By RUFUS MWANYASI More by this Author

Just a few weeks ago, the Bank of England was forced to intervene in the UK government bond market to rein in yields, which skyrocketed after tax cut proposals by the former prime minister Liz Truss.

The move shone a light on a little-known segment of Britain’s pensions sector - liability-driven investments or LDI - these are derivatives used to hedge against drop in mostly bond values. It is estimated that the LDI market has tripled in the past 10 years.

Now, I must confess I never knew such a market existed. Like most of us, my belief was that pension funds were designed to be dull and boring. That they only favoured cool heads over brash risk takers. Not anymore. Pressure to help “match” assets and liabilities so there is no risk of a shortfall in money to pay pensioners is a real force behind the search for alternative strategies.

This shifted my attention to the local scene. With negative equity returns standing at five percent in Q1 2022, previous poor performance - equities lost over 10 percent in value in each of these years, 2015, 2016, 2018 and 2020 - and add a lacklustre overall return of 11.2 percent spanning nine years (2013-2021), I imagine there’s got to be an alternative way to juice up these returns.
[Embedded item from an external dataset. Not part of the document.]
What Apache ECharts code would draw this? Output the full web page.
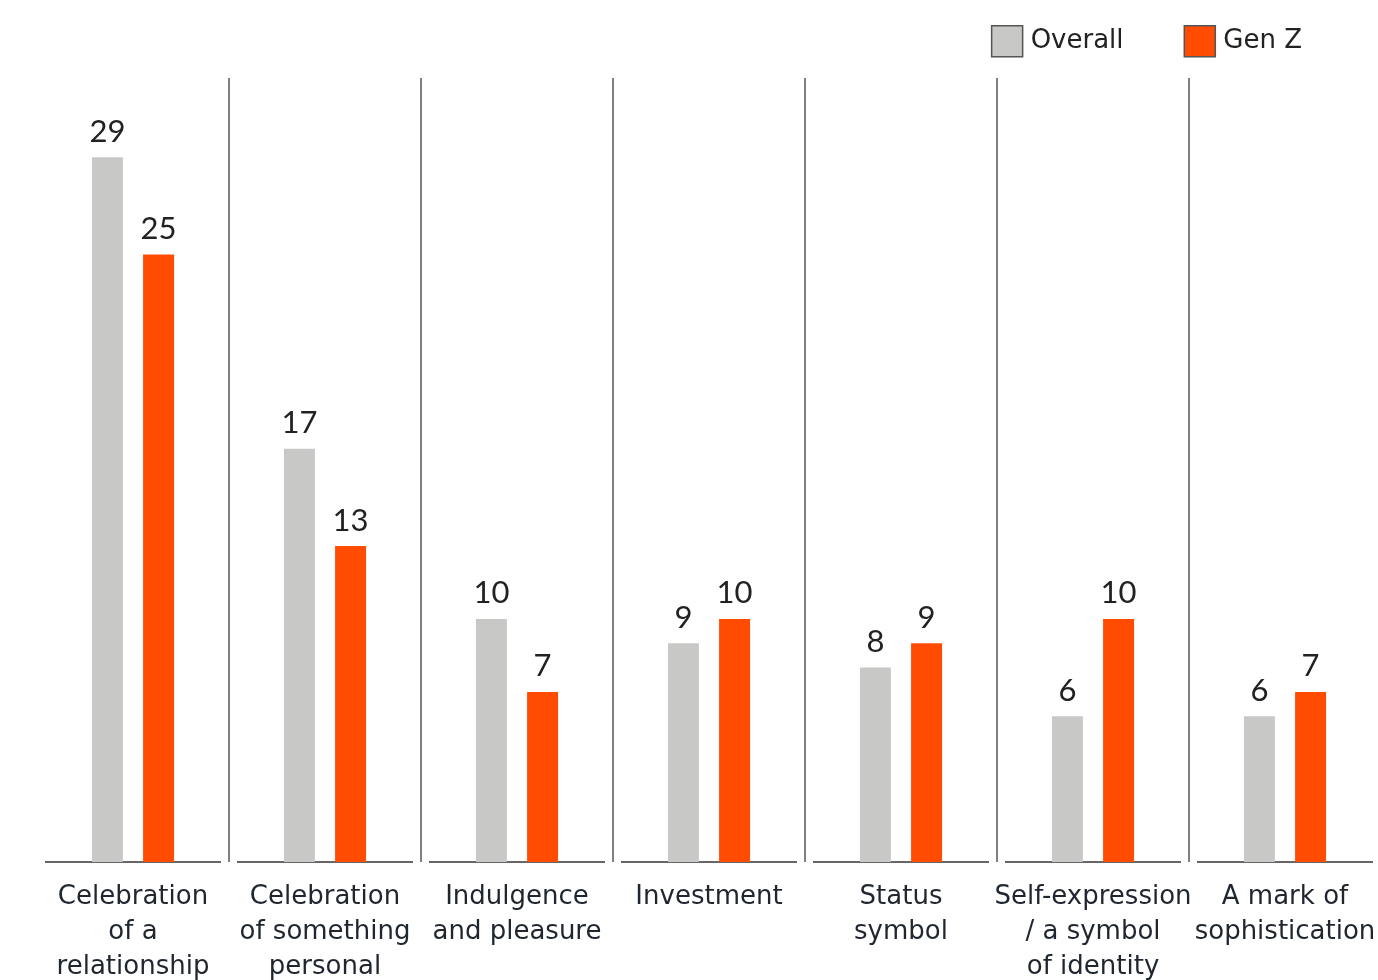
<!DOCTYPE html>
<html>
<head>
<meta charset="utf-8">
<script src="https://cdn.jsdelivr.net/npm/echarts@6/dist/echarts.min.js"></script>
<style>html,body{margin:0;padding:0;background:#fff}#c{width:1378px;height:980px}</style>
</head>
<body>
<div id="c"></div>
<script>
var categories = ["Celebration\nof a\nrelationship", "Celebration\nof something\npersonal", "Indulgence\nand pleasure", "Investment", "Status\nsymbol", "Self-expression\n/ a symbol\nof identity", "A mark of\nsophistication"];
var overall = [29, 17, 10, 9, 8, 6, 6];
var genZ = [25, 13, 7, 10, 9, 10, 7];
var seriesNames = ["Overall", "Gen Z"];

var TFONT = "DejaVu Sans";
var NFONT = "Lato";
var chart = echarts.init(document.getElementById('c'));
chart.setOption({
  animation: false,
  backgroundColor: '#fff',
  legend: {
    data: seriesNames,
    right: 71, top: 20,
    itemWidth: 31, itemHeight: 31, itemGap: 60,
    icon: 'rect',
    itemStyle: { borderColor: '#555', borderWidth: 1.5 },
    textStyle: { fontFamily: TFONT, fontSize: 26, color: '#222', padding: [0, 0, 0, 3] }
  },
  grid: { left: 37, top: 78, width: 1344, bottom: 118, containLabel: false, outerBoundsMode: 'none' },
  xAxis: {
    type: 'category',
    data: categories,
    axisLine: { show: false },
    axisTick: { show: false },
    splitLine: { show: false },
    axisLabel: {
      interval: 0, margin: 18,
      fontFamily: TFONT, fontSize: 26, color: '#1f2630',
      lineHeight: 35, align: 'center'
    }
  },
  yAxis: {
    type: 'value', min: 0, max: 32.26,
    show: false, splitLine: { show: false }
  },
  series: [
    {
      type: 'custom', silent: true, z: 1,
      data: categories.map(function (c, i) { return [i]; }),
      encode: { x: 0 },
      renderItem: function (params, api) {
        var i = api.value(0);
        var p = api.coord([i, 0]);
        var w = api.size([1, 0])[0];
        var top = params.coordSys.y;
        var children = [{
          type: 'line',
          shape: { x1: p[0] - w / 2 + 8, y1: p[1], x2: p[0] + w / 2 - 8, y2: p[1] },
          style: { stroke: '#333', lineWidth: 1.5 }
        }];
        if (i > 0) {
          children.push({
            type: 'line',
            shape: { x1: p[0] - w / 2, y1: top, x2: p[0] - w / 2, y2: p[1] },
            style: { stroke: '#555', lineWidth: 1.5 }
          });
        }
        return { type: 'group', children: children };
      }
    },
    {
      name: seriesNames[0], type: 'bar', data: overall, z: 2,
      barWidth: 31, barGap: '65%',
      itemStyle: { color: '#c8c9c6' },
      label: { show: true, position: 'top', distance: 10, fontFamily: NFONT, fontSize: 31, color: '#222' }
    },
    {
      name: seriesNames[1], type: 'bar', data: genZ, z: 2,
      barWidth: 31, barGap: '65%',
      itemStyle: { color: '#ff4c00' },
      label: { show: true, position: 'top', distance: 10, fontFamily: NFONT, fontSize: 31, color: '#222' }
    }
  ]
});
</script>
</body>
</html>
To complement the traditional long-only positions in equities, bonds and fixed deposits, one way has got to be lending of securities. According to DataLend, in Q3 2022, the securities lending market generated Sh315 billion, signifying an increase of 12 percent over the same period in 2021. Year to date revenues are inches away from Sh900 billion, tracking eight percent greater than 2021.
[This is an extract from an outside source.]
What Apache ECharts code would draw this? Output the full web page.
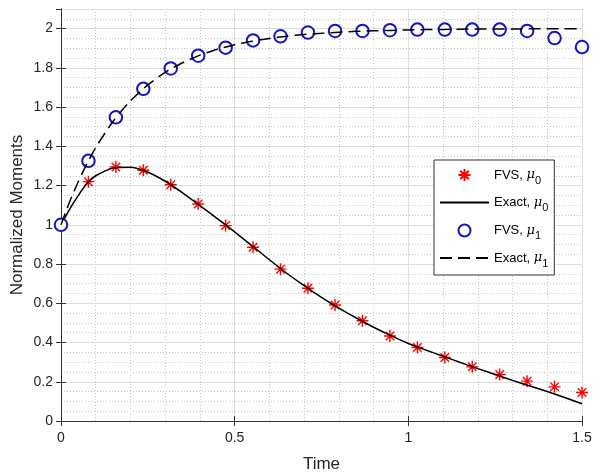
<!DOCTYPE html>
<html><head><meta charset="utf-8">
<script src="https://cdn.jsdelivr.net/npm/echarts@6/dist/echarts.min.js"></script>
<style>html,body{margin:0;padding:0;background:#fff}#c{width:593px;height:473px}</style>
</head><body><div id="c"></div>
<script>
// ---- data ----
const fvsTime = [0, 0.079, 0.158, 0.237, 0.316, 0.395, 0.474, 0.553, 0.632, 0.711, 0.789, 0.868, 0.947, 1.026, 1.105, 1.184, 1.263, 1.342, 1.421, 1.5];
const fvsMu0 = [1.0, 1.22, 1.295, 1.278, 1.204, 1.106, 0.996, 0.886, 0.774, 0.677, 0.591, 0.511, 0.433, 0.375, 0.324, 0.276, 0.237, 0.203, 0.174, 0.145];
const fvsMu1 = [1.0, 1.326, 1.548, 1.693, 1.797, 1.862, 1.903, 1.94, 1.961, 1.98, 1.988, 1.988, 1.992, 1.995, 1.995, 1.995, 1.995, 1.988, 1.952, 1.906];
const exactTime = [0, 0.025, 0.05, 0.075, 0.1, 0.15, 0.2, 0.25, 0.3, 0.35, 0.4, 0.45, 0.5, 0.55, 0.6, 0.65, 0.7, 0.75, 0.8, 0.85, 0.9, 0.95, 1.0, 1.05, 1.1, 1.15, 1.2, 1.25, 1.3, 1.35, 1.4, 1.45, 1.5];
const exactMu0 = [1.0, 1.08, 1.15, 1.21, 1.25, 1.29, 1.293, 1.268, 1.222, 1.163, 1.098, 1.032, 0.964, 0.893, 0.822, 0.753, 0.69, 0.63, 0.575, 0.525, 0.478, 0.435, 0.395, 0.362, 0.33, 0.298, 0.267, 0.237, 0.207, 0.178, 0.15, 0.12, 0.088];
const exactMu1 = [1.0, 1.118, 1.221, 1.313, 1.394, 1.528, 1.632, 1.713, 1.777, 1.826, 1.865, 1.895, 1.918, 1.936, 1.95, 1.961, 1.97, 1.976, 1.982, 1.986, 1.989, 1.991, 1.993, 1.995, 1.996, 1.997, 1.998, 1.998, 1.998, 1.999, 1.999, 1.999, 1.999];
const xTicks = [0, 0.5, 1, 1.5];
const seriesNames = ['FVS, μ0', 'Exact, μ0', 'FVS, μ1', 'Exact, μ1'];
const xName = 'Time';
const yName = 'Normalized Moments';

// ---- styling ----
const FONT = 'Liberation Sans, Arial, sans-serif';
const AX = '#333333';
const TXT = '#262626';
const BLUE = '#1414c8';
const STAR = 'path://M0,-10L0,10M-10,0L10,0M-7.07,-7.07L7.07,7.07M-7.07,7.07L7.07,-7.07';
const CLEAR = 'rgba(0,0,0,0)';
const DASH = [12, 6];

const chart = echarts.init(document.getElementById('c'), null, {renderer: 'canvas'});
const pairs = (xs, ys) => xs.map((x, i) => [x, ys[i]]);

const option = {
  animation: false,
  backgroundColor: '#fff',
  grid: {left: 61, right: 11, top: 9, bottom: 52, containLabel: false, outerBoundsMode: 'none'},
  xAxis: [
    {
      type: 'value', min: 0, max: 1.5, interval: 0.5, position: 'bottom',
      name: xName, nameLocation: 'middle', nameGap: 35,
      nameTextStyle: {fontSize: 17, color: TXT, fontFamily: FONT},
      axisLine: {show: true, lineStyle: {color: AX, width: 1}},
      axisTick: {show: true, inside: true, length: 5, lineStyle: {color: AX}},
      axisLabel: {fontSize: 14, color: TXT, fontFamily: FONT, margin: 10,
        formatter: v => xTicks.includes(+v.toFixed(3)) ? String(+v.toFixed(3)) : ''},
      splitLine: {show: true, lineStyle: {color: '#dedede', width: 1}},
      z: 3
    },
    {
      type: 'value', min: 0, max: 1.5, interval: 0.5, position: 'top',
      axisLine: {show: true, lineStyle: {color: AX, width: 1}},
      axisTick: {show: true, inside: true, length: 5, lineStyle: {color: AX}},
      axisLabel: {show: false}, splitLine: {show: false}, z: 3
    },
    {
      type: 'value', min: 0, max: 1.5, interval: 0.1, position: 'bottom', offset: 0,
      axisLine: {show: false}, axisTick: {show: false}, axisLabel: {show: false},
      splitLine: {show: true, lineStyle: {color: [CLEAR, '#c4c4c4', '#c4c4c4', '#c4c4c4', '#c4c4c4'], type: [1, 2], width: 1}},
      z: 1
    }
  ],
  yAxis: [
    {
      type: 'value', min: 0, max: 2.1, interval: 0.2, position: 'left',
      name: yName, nameLocation: 'middle', nameGap: 35, nameMoveOverlap: false,
      nameTextStyle: {fontSize: 17, color: TXT, fontFamily: FONT},
      axisLine: {show: true, lineStyle: {color: AX, width: 1}},
      axisTick: {show: true, inside: true, length: 5, lineStyle: {color: AX}},
      axisLabel: {fontSize: 14, color: TXT, fontFamily: FONT, margin: 8, showMaxLabel: false,
        formatter: v => String(+v.toFixed(2))},
      splitLine: {show: true, lineStyle: {color: '#dedede', width: 1}},
      z: 3
    },
    {
      type: 'value', min: 0, max: 2.1, interval: 0.2, position: 'right',
      axisLine: {show: true, lineStyle: {color: AX, width: 1}},
      axisTick: {show: true, inside: true, length: 5, lineStyle: {color: AX}},
      axisLabel: {show: false}, splitLine: {show: false}, z: 3
    },
    {
      type: 'value', min: 0, max: 2.1, interval: 0.05, position: 'left',
      axisLine: {show: false}, axisTick: {show: false}, axisLabel: {show: false},
      splitLine: {show: true, lineStyle: {color: [CLEAR, '#c4c4c4', '#c4c4c4', '#c4c4c4'], type: [1, 2], width: 1}},
      z: 1
    }
  ],
  legend: {
    left: 434, top: 160, orient: 'vertical',
    data: seriesNames,
    padding: [8, 6, 6, 5], itemGap: 10, itemWidth: 49, itemHeight: 12,
    backgroundColor: '#fff', borderColor: AX, borderWidth: 1, borderRadius: 0,
    formatter: name => {
      const m = name.match(/^(.*), μ(\d)$/);
      return '{t|' + m[1] + ', }{m|μ}{s|' + m[2] + '}';
    },
    textStyle: {
      rich: {
        t: {fontSize: 13, color: '#000', fontFamily: FONT, lineHeight: 14, verticalAlign: 'middle'},
        m: {fontSize: 13, color: '#000', fontFamily: 'DejaVu Serif, serif', fontStyle: 'italic', lineHeight: 14, verticalAlign: 'middle'},
        s: {fontSize: 11, color: '#000', fontFamily: FONT, lineHeight: 22, verticalAlign: 'bottom'}
      }
    },
    z: 10
  },
  series: [
    {
      name: seriesNames[0], type: 'scatter', xAxisIndex: 0, yAxisIndex: 0,
      data: pairs(fvsTime, fvsMu0), symbol: STAR, symbolSize: 12,
      itemStyle: {color: CLEAR, borderColor: '#ff0000', borderWidth: 1.4, opacity: 1},
      z: 4
    },
    {
      name: seriesNames[1], type: 'line', xAxisIndex: 0, yAxisIndex: 0,
      data: pairs(exactTime, exactMu0), symbol: 'circle', showSymbol: false, smooth: 0.2,
      lineStyle: {color: '#000', width: 1.5, type: 'solid'},
      itemStyle: {color: CLEAR, borderColor: CLEAR, borderWidth: 0},
      z: 5
    },
    {
      name: seriesNames[2], type: 'scatter', xAxisIndex: 0, yAxisIndex: 0,
      data: pairs(fvsTime, fvsMu1), symbol: 'emptyCircle', symbolSize: 12.5,
      itemStyle: {color: BLUE, borderColor: BLUE, borderWidth: 1.5, opacity: 1},
      z: 6
    },
    {
      name: seriesNames[3], type: 'line', xAxisIndex: 0, yAxisIndex: 0,
      data: pairs(exactTime, exactMu1), symbol: 'circle', showSymbol: false, smooth: 0.2,
      lineStyle: {color: '#000', width: 1.5, type: DASH},
      itemStyle: {color: CLEAR, borderColor: CLEAR, borderWidth: 0},
      z: 7
    }
  ]
};
chart.setOption(option);
</script>
</body></html>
This extra cash could potentially translates to an additional 300-500 basis points on top of long only returns. With an excess of Sh300 billion packed in equities alone, Kenyan pension funds can bring in significant extra returns for their holdings.

One other crucial aspect is that securities lending adds value to the pension portfolio without necessarily increasing risk. It also doesn’t comprise market risk as the lender remains the economic owner of the stock. Collateral is calculated by default as 110 percent of the actual loan value, therefore creating a margin of 10 percent to be maintained throughout the term of the transaction. To add, the central depositary and settlement corporation (CDSC), which runs the lending platform, demands high liquid government bonds as collateral.

If done properly, securities lending is a fantastic opportunity to add value and is compatible with long-term strategies. With markets seeing volatility increase over the past couple of years, extra yield from stock loans can go a long way to smoothen returns. Moreover, Kenya’s life expectancy is on the rise (66.99 years in 2020, up from 60.96 years in 2010).

Pension funds will be under pressure to up their performance in order to fulfil future pension obligations. It is, therefore, important that they discover their need, understand the importance of their role within the securities lending market and appreciate the benefits it brings such as adding liquidity and enhancing returns.

The writer is the MD Canaan Capital.